Whether a hop, skip or jump, Fed might not hike in June
Weekly Cash Commentary
Forecasting the rate decision the Federal Reserve will make in meetings since January of 2022 has been humbling for the markets. Consensus-bucking economic data and policymakers' unwavering commitment to crushing inflation have stymied expectations. It’s been even more the case with meetings beyond the most immediate Federal Open Market Committee conclaves. Yet the federal funds futures market is looking beyond the meeting next week (with the statement and press conference on June 14) to July’s.
The consensus is for the Fed to forgo another rate hike in June but deliver a 25 basis-point one in July, then cut rates twice before the end of 2023. We think the first part of the prognostications is possible, but won’t make the call on July until after June. However, we disagree with the latter projection.

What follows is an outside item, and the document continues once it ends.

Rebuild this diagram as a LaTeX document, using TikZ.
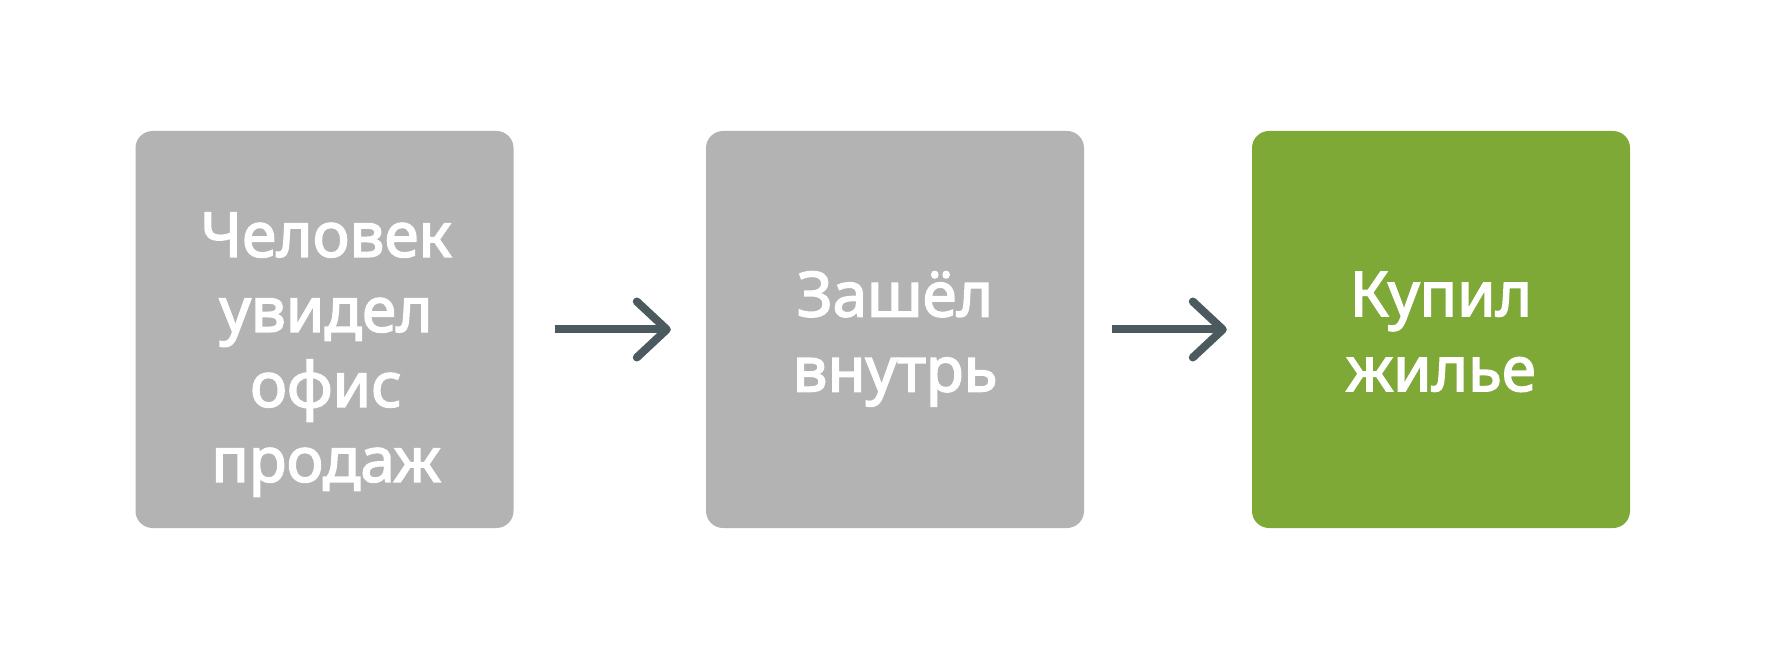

We are of the mind the Fed will pause rate hikes to asses the impact of the aggressive hiking cycle begun in March 2022. The U.S. economy is refusing to follow the narrative that the massive jump of the fed funds target range from the zero bound to a range of 5-5.25% will push it into a recession.
The latest sign was the stronger-than-expected May jobs report. Nonfarm payrolls increased by 339,000, the largest leap in four months. The Labor Department also revised March and April numbers up. The ADP Private Employment report was also robust, showing additions of 287,000 new jobs, Even job openings came in above expectations. This is not data that lends itself to easing of monetary policy.